What is a Required Minimum Distribution?
Required Minimum Distributions are minimum amounts that the U.S. federal government requires an individual to withdraw annually from IRA accounts and employer retirement plans such as 401(k)s. These traditional retirement plans are tax-deferred vehicles. When contributing to traditional retirement plans, you contribute with your pre-tax dollars. Income from interest and dividends is not taxed annually, and capital gains are not taxed upon sale. The caveat to providing favorable tax treatment for retirement accounts is that, eventually, you will have to take taxable distributions from these accounts.

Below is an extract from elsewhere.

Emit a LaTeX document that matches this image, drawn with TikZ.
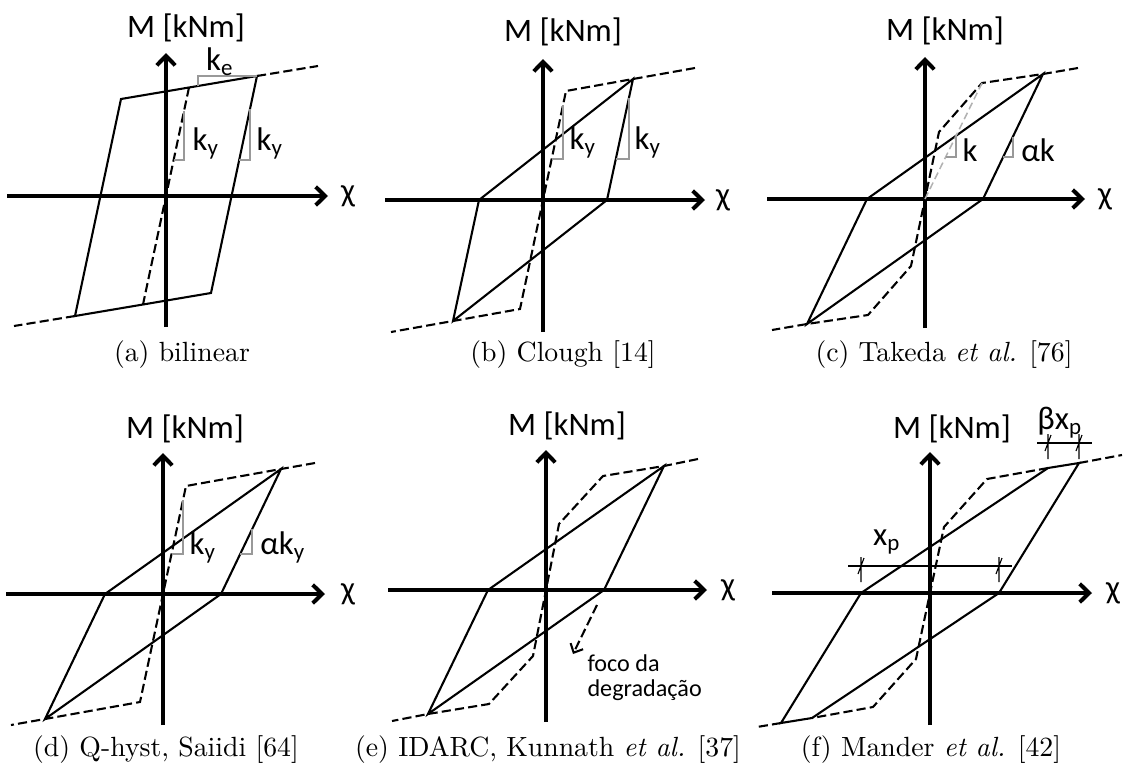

The required minimum distributions are taxed at your ordinary-income rate.
Who has to take an RMD?
The Internal Revenue Code requires distributions when an individual reaches age 72, regardless of whether the account owner needs the money. 401(k) and 403(b) plans are unique in that their RMDs begin either at age 72 or when you retire if you are older than 72. Individuals who are 59 ½ or older may withdraw money from their retirement accounts without penalty, but it is not required until 72.
When do I take the RMD?
The IRS requires that the first Required Minimum Distribution be taken by April 1 of the year following the year you turn 72. Subsequent RMDs must be taken annually by December 31. Meaning, if you wait until April 1 to take your first RMD, your second RMD must still be taken by December 31 of the same year.
What types of retirement plans require RMDs?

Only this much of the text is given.